▶ Supplied material:
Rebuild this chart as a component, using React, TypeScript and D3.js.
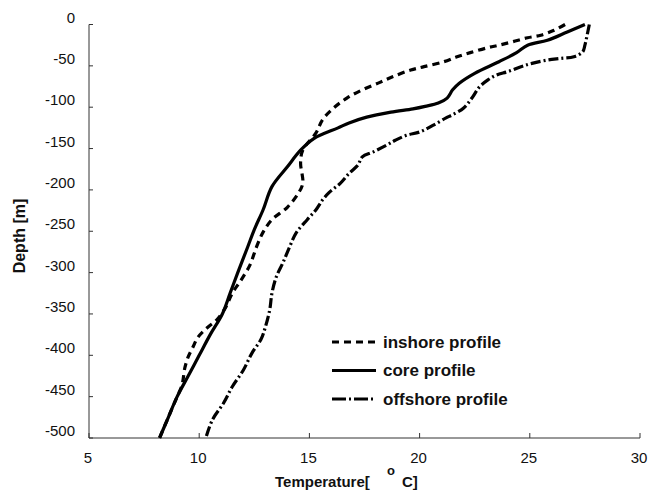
import React, { useEffect, useRef } from "react";
import * as d3 from "d3";

// temperature (°C) and depth (m)
const inshoreT = [26.6, 26.1, 25.5, 24.9, 24.2, 23.6, 23.1, 22.3, 21.7, 21.1, 20.2, 19.6, 18.8, 18.2, 17.4, 16.7, 16.1, 15.6, 15.3, 14.7, 14.6, 14.7, 14.5, 14.0, 13.3, 12.9, 12.6, 12.3, 11.9, 11.5, 11.2, 10.8, 10.35, 9.95, 9.7, 9.5, 9.35, 9.22, 9.0, 8.6, 8.2];
const inshoreD = [0, -7, -13, -16, -21, -25, -28, -34, -39, -45, -51, -55, -63, -70, -79, -89, -101, -115, -131, -152, -167, -192, -204, -221, -236, -251, -269, -291, -309, -325, -342, -357, -367, -378, -391, -402, -415, -436, -450, -475, -500];

const coreT = [27.5, 26.7, 25.8, 24.9, 24.4, 23.6, 22.5, 21.8, 21.5, 21.25, 20.85, 20.25, 19.7, 18.7, 17.6, 16.8, 16.3, 15.2, 14.6, 14.0, 13.3, 12.9, 12.5, 12.2, 11.75, 11.4, 11.05, 10.5, 10.0, 9.5, 9.0, 8.6, 8.2];
const coreD = [0, -9, -19, -25, -34, -45, -59, -71, -79, -89, -95, -99, -102, -106, -112, -119, -125, -138, -152, -172, -196, -224, -248, -269, -300, -325, -350, -375, -400, -425, -450, -475, -500];

const offshoreT = [27.7, 27.5, 27.4, 27.0, 26.4, 25.8, 25.1, 24.6, 24.0, 23.5, 23.1, 22.7, 22.4, 22.0, 21.5, 21.2, 20.6, 20.0, 19.4, 18.9, 18.5, 17.9, 17.4, 17.2, 16.8, 16.4, 15.9, 15.6, 15.3, 14.9, 14.4, 14.1, 13.8, 13.5, 13.3, 13.2, 13.0, 12.8, 12.4, 12.0, 11.5, 11.1, 10.6, 10.3];
const offshoreD = [0, -25, -33, -39, -41, -43, -47, -51, -57, -61, -67, -76, -88, -101, -109, -113, -122, -130, -134, -140, -146, -154, -160, -170, -180, -192, -203, -212, -224, -236, -252, -269, -288, -305, -325, -345, -366, -381, -397, -418, -438, -458, -478, -500];

const xTicks = [5, 10, 15, 20, 25, 30];
const yTicks = [0, -50, -100, -150, -200, -250, -300, -350, -400, -450, -500];

const seriesNames = ["inshore profile", "core profile", "offshore profile"];
const dashes = ["7,5", null, "10,3,2,3"];

export default function App() {
  const ref = useRef<SVGSVGElement>(null);

  useEffect(() => {
    const svg = d3.select(ref.current);
    svg.selectAll("*").remove();

    const x = d3.scaleLinear().domain([5, 30]).range([89, 640]);
    const y = d3.scaleLinear().domain([0, -500]).range([24.5, 438]);

    const font = "Liberation Sans, Arial, Helvetica, sans-serif";
    const axisColor = "#333";

    // y axis
    svg.append("line")
      .attr("x1", x(5)).attr("x2", x(5))
      .attr("y1", y(0)).attr("y2", y(-500))
      .attr("stroke", axisColor).attr("stroke-width", 1);
    yTicks.forEach(t => {
      svg.append("line")
        .attr("x1", x(5)).attr("x2", x(5) + 4)
        .attr("y1", y(t)).attr("y2", y(t))
        .attr("stroke", axisColor);
      svg.append("text")
        .attr("x", 75).attr("y", y(t) - 2)
        .attr("text-anchor", "end")
        .attr("font-family", font).attr("font-size", 15)
        .attr("fill", "#111")
        .text(t);
    });

    // x axis
    svg.append("line")
      .attr("x1", x(5)).attr("x2", x(30))
      .attr("y1", y(-500)).attr("y2", y(-500))
      .attr("stroke", axisColor);
    xTicks.forEach(t => {
      svg.append("line")
        .attr("x1", x(t)).attr("x2", x(t))
        .attr("y1", y(-500)).attr("y2", y(-500) - 5)
        .attr("stroke", axisColor);
      svg.append("text")
        .attr("x", x(t) - 1).attr("y", 463)
        .attr("text-anchor", "middle")
        .attr("font-family", font).attr("font-size", 15)
        .attr("fill", "#111")
        .text(t);
    });

    // axis titles
    const titleStyle = (s: any) => s
      .attr("font-family", font).attr("font-size", 15)
      .attr("font-weight", "bold").attr("fill", "#111");
    svg.append("text").call(titleStyle)
      .attr("x", 275).attr("y", 487).text("Temperature[");
    svg.append("text").call(titleStyle)
      .attr("x", 387).attr("y", 475).attr("font-size", 13).text("o");
    svg.append("text").call(titleStyle)
      .attr("x", 402).attr("y", 487).text("C]");

    svg.append("text")
      .attr("transform", "translate(25,236) rotate(-90)")
      .attr("text-anchor", "middle")
      .call(titleStyle)
      .attr("font-size", 16)
      .text("Depth [m]");

    // profiles
    const series = [
      inshoreT.map((t, i) => [t, inshoreD[i]]),
      coreT.map((t, i) => [t, coreD[i]]),
      offshoreT.map((t, i) => [t, offshoreD[i]]),
    ];
    const line = d3.line<number[]>()
      .x(d => x(d[0]))
      .y(d => y(d[1]))
      .curve(d3.curveCatmullRom.alpha(0.5));

    series.forEach((s, i) => {
      svg.append("path")
        .attr("d", line(s))
        .attr("fill", "none")
        .attr("stroke", "#000")
        .attr("stroke-width", 3.2)
        .attr("stroke-dasharray", dashes[i]);
    });

    // legend
    seriesNames.forEach((name, i) => {
      const ly = 342 + i * 28.5;
      svg.append("line")
        .attr("x1", 332).attr("x2", 376)
        .attr("y1", ly).attr("y2", ly)
        .attr("stroke", "#000").attr("stroke-width", 3.2)
        .attr("stroke-dasharray", i === 0 ? "7,5" : i === 2 ? "14,3,2,3" : null);
      svg.append("text")
        .attr("x", 383).attr("y", ly + 5.5)
        .attr("font-family", font).attr("font-size", 17)
        .attr("font-weight", "bold").attr("fill", "#111")
        .text(name);
    });
  }, []);

  return (
    <svg ref={ref} width={655} height={492}
      style={{ position: "absolute", left: 0, top: 0, background: "#fff" }} />
  );
}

▶ Your task: Transcribe exactly, with no pictures, the lines running from the first line of the material through the line holding "-425, -450, -475, -500];".

▶ The completed task:
Rebuild this chart as a component, using React, TypeScript and D3.js.
import React, { useEffect, useRef } from "react";
import * as d3 from "d3";

// temperature (°C) and depth (m)
const inshoreT = [26.6, 26.1, 25.5, 24.9, 24.2, 23.6, 23.1, 22.3, 21.7, 21.1, 20.2, 19.6, 18.8, 18.2, 17.4, 16.7, 16.1, 15.6, 15.3, 14.7, 14.6, 14.7, 14.5, 14.0, 13.3, 12.9, 12.6, 12.3, 11.9, 11.5, 11.2, 10.8, 10.35, 9.95, 9.7, 9.5, 9.35, 9.22, 9.0, 8.6, 8.2];
const inshoreD = [0, -7, -13, -16, -21, -25, -28, -34, -39, -45, -51, -55, -63, -70, -79, -89, -101, -115, -131, -152, -167, -192, -204, -221, -236, -251, -269, -291, -309, -325, -342, -357, -367, -378, -391, -402, -415, -436, -450, -475, -500];

const coreT = [27.5, 26.7, 25.8, 24.9, 24.4, 23.6, 22.5, 21.8, 21.5, 21.25, 20.85, 20.25, 19.7, 18.7, 17.6, 16.8, 16.3, 15.2, 14.6, 14.0, 13.3, 12.9, 12.5, 12.2, 11.75, 11.4, 11.05, 10.5, 10.0, 9.5, 9.0, 8.6, 8.2];
const coreD = [0, -9, -19, -25, -34, -45, -59, -71, -79, -89, -95, -99, -102, -106, -112, -119, -125, -138, -152, -172, -196, -224, -248, -269, -300, -325, -350, -375, -400, -425, -450, -475, -500];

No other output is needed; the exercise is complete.